A recent article in a Dutch newspaper describes the success the Dutch police force is realizing with data mining products. Policemen are using data mining software to predict time and place of potential criminal activities, such as burglary and robbery, and direct extra police attention to these hotspots at those hours.
As with any data mining project, the quality of the analyses depends heavily on the quality of the data entered in the data warehouse.
Every statement entered in the system, every location, description of people, every relevant object needs to be comparable.
Address standardization products can help when entering locations precise and first time right in the system. Other data quality solutions are available for entering names and other data of people – suspects, victims, and witnesses.
But what about the other aspects of a statement? Was the crime the theft of a car, a vehicle, a van, a pick-up, etc? Did the villain pick a purse or a wallet? A bicycle or a bike? The list of synonyms for objects of crime is endless.
I think the criminal community should come to an agreement and decide on standards to make analyses of these data mining projects even more successful. Now that Christmas is nearing,we all want a better world, isn’t it?
As I was sitting on a terrace in Barcelona during my recent holiday, I found a copy of the Indenpendent, the well-known British newspaper. Having all the time in the world, I started reading and I came across this article about the North Yorkshire Police storing data of more than 180,000 people, including their date of birth and ethnicity. The vast majority of these people had given this information voluntarily and had not committed any crime.

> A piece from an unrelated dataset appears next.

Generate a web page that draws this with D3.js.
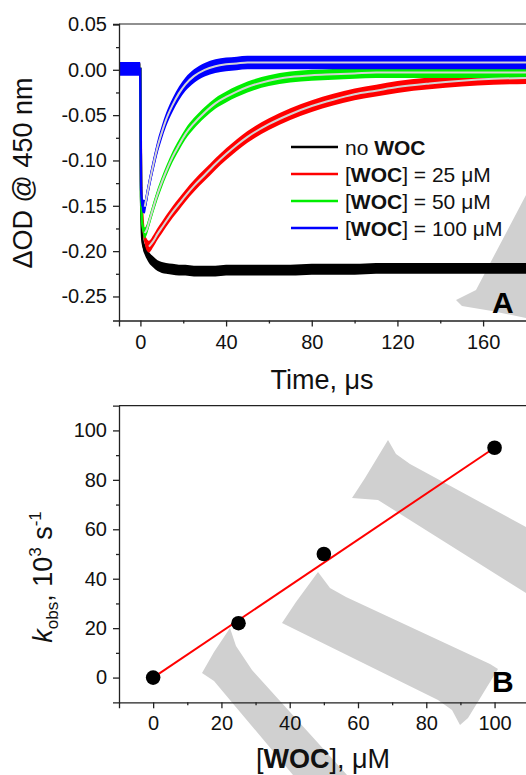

When privacy campaigners questioned the need for compiling such a database, a police spokesperson answered: ” The system is used by many police forces in the UK and internationally to record all information relevant to policing, everything from details of arrested individuals, suspects, victims, witnesses and sources of information as well as addresses, phone numbers and vehicles. The information logged and cross-referenced in the system is absolutely vital to allow us to provide the effective policing service that the people of North Yorkshire and the City of York demand.”
I think that this is a very dangerous comment. What about the possibility of mixing up data of witnesses and criminals? How do the police forces create an unique view on their “customers”? What will be the consequences of so called “database errors”?
Of course I understand that the police forces all over the world need information to do their work properly and to prevent crime and other undesirable behaviour. But reading a comment like the above, I really wonder whether law enforcement agencies are really aware of the essential role of data quality in modern police work.